The Federal Reserve Expanded Its Turf in Spite of Having Come Up Short

Testifying before the US Senate Finance Committee on his re-appointment, Ben Bernanke volunteered that the Fed had been “slow” in protecting consumers from high-risk mortgages during the housing bubble and that it should have forced banks to hold more capital for all the risks they were taking on.  “In the area where we had responsibility, the bank holding companies, we should have done more.” he told lawmakers.  The hearing provided new evidence of doubt among lawmakers about the Federal Reserve’s  role as the nation’s guardian of the financial system. “In the face of rising home prices and risky mortgage underwriting, the Fed failed to act,” said Senator Richard Shelby of Alabama, the senior Republican on the banking committee. “Many of the Fed’s responses, in my view, greatly amplified the problem of moral hazard stemming from ‘too big to fail’ treatment of large financial institutions and activities.”  Accordingly, Senator Dodd proposed that the Fed’s powers as a bank regulator ought to be transferred to a new consolidated agency. Even though Bernanke admitted that the Fed made mistakes as a regulator of the bank holding companies, he and other top Fed officials adamantly opposed Dodd's proposal, arguing that the Fed has unique expertise nonetheless and that the Fed's ability to preserve financial stability depends on having the detailed information that only a regulator has about the inner workings of major institutions.

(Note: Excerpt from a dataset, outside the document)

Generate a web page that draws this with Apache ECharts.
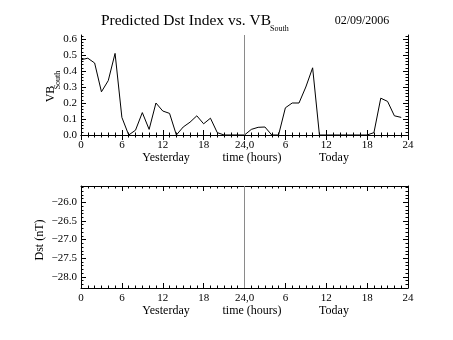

The Fed has “unique expertise," and yet, “In the area where we had responsibility, the bank holding companies, we should have done more.”   In other words, the Fed’s Chairman admitted that his agency had not done a satisfactory job of regulating banks during the housing bubble and yet his organization should be given even more power as a regulator anyway.  Were we to trust the Fed to regulate systemic risk, given the agency’s squalid record leading up to the financial crisis of 2008? Regardless of what qualms this question may have raised, the Dodd-Frank legislation charged the Fed with guarding the financial stability of the United States. It gave the central bank the power to oversee the largest financial institutions, even if they are not banks. Finally, it gave the Fed a prominent role on the Financial Stability Oversight Council, a body of regulators that will have the power to seize a systemically important company if it threatens the stability of the economy. Testifying before the Financial Crisis Inquiry Commission on September 2, 2010, Bernanke signaled that the central bank was eager to embrace its strengthened role provided for in the Dodd-Frank law. This role ought to give us pause, given his remarks in 2007 in which he thought the subprime problems were “manageable.” To the Commission in 2010, he said, “What I did not recognize was the extent to which the system had flaws and weaknesses in it that were going to amplify the initial shock from subprime and make it into a much bigger crisis.”